We first screened the F₁ progeny of crosses between tPUb-Cre or Shu-Cre with the reporter line. In order to address any possible sex specific effect, both reciprocal crosses were performed for line tPUb-Cre, but as line Shu-Cre is linked to the m allele of the M/m male determining locus (“m-linked”), only Shu-Cre females were used. Double hemizygous F₁ males and females were subsequently crossed to wild-type counterparts, the F₂ was screened, and their phenotypes were assessed for recombination events.

The results for line tPUb-Cre are summarised in Figure 4A and detailed in Supplementary Tables S3–S6. The results for line Shu-Cre are summarised in Figure 4B and detailed in Supplementary Tables S7, S8. The analysis of the segregation of the tPUb-Cre and loxN-R-loxP-loxN-Y-loxP constructs (adding up recombined and non-recombined versions of the latter), showed no statistically significant differences with the expected frequencies (25% each—double hemizygous, single hemizygous for each insertion and wild-type) (Chi-square test of independence: p > 0.05). This suggests no substantial lethal effect of the recombinase line or the recombined fragments (power analysis: N > 250, β > 0.9, ω < 0.3 for all crosses). Crosses with the tPUb-Cre line produced only one recombinant individual for one of the two possible phenotypes (red body from red body or yellow optic nerves). This indicated little or no expression—or function, but see below—of Cre in the germline of this strain, likely due to the PUb promoter fragment used in this line.

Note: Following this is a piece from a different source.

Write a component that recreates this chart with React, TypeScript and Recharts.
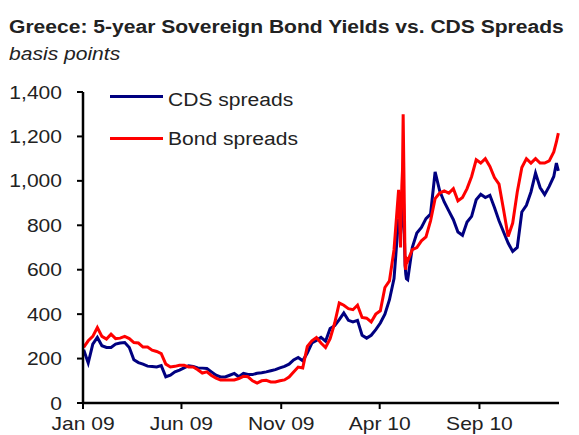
import React from 'react';
import { LineChart, Line, XAxis, YAxis } from 'recharts';

// weekly observations (Fridays) plus a few daily points around the May 2010 spike
const dates = [
  '2009-01-02', '2009-01-09', '2009-01-16', '2009-01-23', '2009-01-30',
  '2009-02-06', '2009-02-13', '2009-02-20', '2009-02-27',
  '2009-03-06', '2009-03-13', '2009-03-20', '2009-03-27',
  '2009-04-03', '2009-04-10', '2009-04-17', '2009-04-24',
  '2009-05-01', '2009-05-08', '2009-05-15', '2009-05-22', '2009-05-29',
  '2009-06-05', '2009-06-12', '2009-06-19', '2009-06-26',
  '2009-07-03', '2009-07-10', '2009-07-17', '2009-07-24', '2009-07-31',
  '2009-08-07', '2009-08-14', '2009-08-21', '2009-08-28',
  '2009-09-04', '2009-09-11', '2009-09-18', '2009-09-25',
  '2009-10-02', '2009-10-09', '2009-10-16', '2009-10-23', '2009-10-30',
  '2009-11-06', '2009-11-13', '2009-11-20', '2009-11-27',
  '2009-12-04', '2009-12-11', '2009-12-18', '2009-12-25',
  '2010-01-01', '2010-01-08', '2010-01-15', '2010-01-22', '2010-01-29',
  '2010-02-05', '2010-02-12', '2010-02-19', '2010-02-26',
  '2010-03-05', '2010-03-12', '2010-03-19', '2010-03-26',
  '2010-04-02', '2010-04-09', '2010-04-16', '2010-04-23', '2010-04-30',
  '2010-05-03', '2010-05-04', '2010-05-05', '2010-05-06', '2010-05-07',
  '2010-05-10', '2010-05-11', '2010-05-12', '2010-05-14',
  '2010-05-21', '2010-05-28',
  '2010-06-04', '2010-06-11', '2010-06-18', '2010-06-25',
  '2010-07-02', '2010-07-09', '2010-07-16', '2010-07-23', '2010-07-30',
  '2010-08-06', '2010-08-13', '2010-08-20', '2010-08-27',
  '2010-09-03', '2010-09-10', '2010-09-17', '2010-09-24',
  '2010-10-01', '2010-10-08', '2010-10-15', '2010-10-22', '2010-10-29',
  '2010-11-05', '2010-11-12', '2010-11-19', '2010-11-26',
  '2010-12-03', '2010-12-10', '2010-12-17', '2010-12-24', '2010-12-28', '2010-12-31',
];

const cdsSpreads = [
  240, 180, 265, 295, 258, 250, 250, 265, 270, 272,
  250, 195, 182, 175, 166, 164, 162, 168, 118, 125,
  140, 148, 158, 168, 165, 158, 157, 155, 140, 125,
  117, 117, 125, 133, 118, 133, 128, 128, 134, 136,
  140, 145, 150, 158, 165, 175, 194, 205, 190, 225,
  270, 282, 295, 278, 335, 348, 375, 405, 372, 365,
  372, 305, 292, 305, 330, 360, 400, 465, 560, 830,
  760, 800, 850, 900, 970,
  620, 580, 560, 555,
  700, 765, 790, 830, 850, 1040, 955, 905,
  865, 825, 770, 755, 815, 840, 915, 940, 925, 935,
  880, 820, 770, 720, 682, 700, 860, 890, 950, 1035,
  970, 938, 975, 1020, 1080, 1045,
];

const bondSpreads = [
  250, 280, 300, 340, 300, 288, 310, 290, 292, 300,
  290, 272, 270, 252, 252, 238, 232, 222, 175, 162,
  165, 170, 170, 162, 162, 150, 135, 140, 124, 112,
  103, 103, 103, 104, 110, 120, 118, 100, 90, 100,
  102, 95, 95, 100, 104, 117, 140, 162, 158, 255,
  280, 295, 270, 250, 290, 360, 450, 440, 425, 420,
  440, 385, 382, 365, 400, 415, 520, 550, 690, 960,
  700, 850, 980, 1050, 1300,
  620, 600, 650, 640,
  690, 700, 730, 748, 820, 920, 945, 955,
  945, 965, 910, 925, 965, 1020, 1095, 1080, 1100, 1065,
  1015, 985, 870, 750, 810, 950, 1060, 1100, 1080, 1100,
  1080, 1080, 1090, 1130, 1175, 1215,
];

const tickDates = ['2009-01-01', '2009-06-01', '2009-11-01', '2010-04-01', '2010-09-01'];
const tickLabels = ['Jan 09', 'Jun 09', 'Nov 09', 'Apr 10', 'Sep 10'];
const yTicks = [0, 200, 400, 600, 800, 1000, 1200, 1400];

const DAY = 86400000;
const origin = Date.parse('2009-01-01');
const toDay = (d: string) => (Date.parse(d) - origin) / DAY;

const data = dates.map((d, i) => ({
  t: toDay(d),
  cds: cdsSpreads[i],
  bond: bondSpreads[i],
}));

const xTicks = tickDates.map(toDay);

const FONT = '"Liberation Sans", Arial, sans-serif';
const NAVY = '#000080';
const RED = '#ff0000';
const TEXT = '#222';
// the source graphic is a bit stretched sideways
const STRETCH = 1.17;

const XTick = ({ x, y, payload }: any) => (
  <g transform={`translate(${x},${y + 21}) scale(${STRETCH},1)`}>
    <text x={0} y={0} textAnchor="middle" fontFamily={FONT} fontSize={18} fill={TEXT}>
      {tickLabels[xTicks.indexOf(payload.value)] ?? ''}
    </text>
  </g>
);

const YTick = ({ x, y, payload }: any) => (
  <g transform={`translate(${x - 15},${y + 6.5}) scale(${STRETCH},1)`}>
    <text x={0} y={0} textAnchor="end" fontFamily={FONT} fontSize={18} fill={TEXT}>
      {payload.value.toLocaleString('en-US')}
    </text>
  </g>
);

const stretched = (extra: React.CSSProperties): React.CSSProperties => ({
  position: 'absolute',
  fontFamily: FONT,
  fontSize: 18,
  color: TEXT,
  whiteSpace: 'nowrap',
  lineHeight: 'normal',
  transform: `scaleX(${STRETCH})`,
  transformOrigin: 'left top',
  ...extra,
});

const legendItems = [
  { name: 'CDS spreads', color: NAVY, lineY: 95, textY: 89.5 },
  { name: 'Bond spreads', color: RED, lineY: 137, textY: 128.5 },
];

export default function App() {
  return (
    <div style={{ position: 'absolute', left: 0, top: 0, width: 579, height: 435, background: '#fff' }}>
      <LineChart width={579} height={435} data={data} margin={{ top: 92, right: 20, left: 0, bottom: 0 }}>
        <XAxis
          dataKey="t"
          type="number"
          domain={[0, 730]}
          ticks={xTicks}
          height={32}
          axisLine={{ stroke: '#000', strokeWidth: 2.5 }}
          tickLine={{ stroke: '#000', strokeWidth: 2 }}
          tickSize={6}
          tickMargin={0}
          tick={<XTick />}
        />
        <YAxis
          type="number"
          domain={[0, 1400]}
          ticks={yTicks}
          interval={0}
          width={83}
          axisLine={{ stroke: '#000', strokeWidth: 2.5 }}
          tickLine={{ stroke: '#000', strokeWidth: 2 }}
          tickSize={6}
          tickMargin={0}
          tick={<YTick />}
        />
        <Line
          dataKey="cds"
          name="CDS spreads"
          stroke={NAVY}
          strokeWidth={3}
          dot={false}
          isAnimationActive={false}
        />
        <Line
          dataKey="bond"
          name="Bond spreads"
          stroke={RED}
          strokeWidth={3}
          dot={false}
          isAnimationActive={false}
        />
      </LineChart>
      <div style={stretched({ left: 9, top: 16.5, fontWeight: 'bold' })}>
        Greece: 5-year Sovereign Bond Yields vs. CDS Spreads
      </div>
      <div style={stretched({ left: 9, top: 44, fontStyle: 'italic' })}>basis points</div>
      {legendItems.map((item) => (
        <React.Fragment key={item.name}>
          <div style={{ position: 'absolute', left: 110, top: item.lineY, width: 53, height: 3, background: item.color }} />
          <div style={stretched({ left: 168, top: item.textY })}>{item.name}</div>
        </React.Fragment>
      ))}
    </div>
  );
}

Crosses with the Shu-Cre line generated individuals of each of the two possible recombined phenotypes. Analysis of the observed frequencies of the segregating constructs found no evidence for lethal effect for any of the genotypes (Chi-square test of independence: p > 0.05), and expression of Cre recombinase in the germline. A linear model was constructed to compare the number of individuals per phenotype between crosses, and no differences were observed (Student’s t-test: p > 0.05, Supplementary Table S9). A power analysis indicates that there is no evidence for a difference in efficiency of the Cre recombinase between the male and female germline (β = 0.9, f = 0.2).

The efficiency of the Cre lines in the germline, calculated as the percentage of individuals carrying a recombined construct (R + Cre, Y + Cre, R and Y) was 0.16% for line tPUb-Cre and between 15.4% and 17.8% for the Shu-Cre line.

As the Shu-Cre line was found to be highly efficient at inducing recombination in the germline (15.4%–17.8% efficiency), we further analysed it using other lines containing lox sites.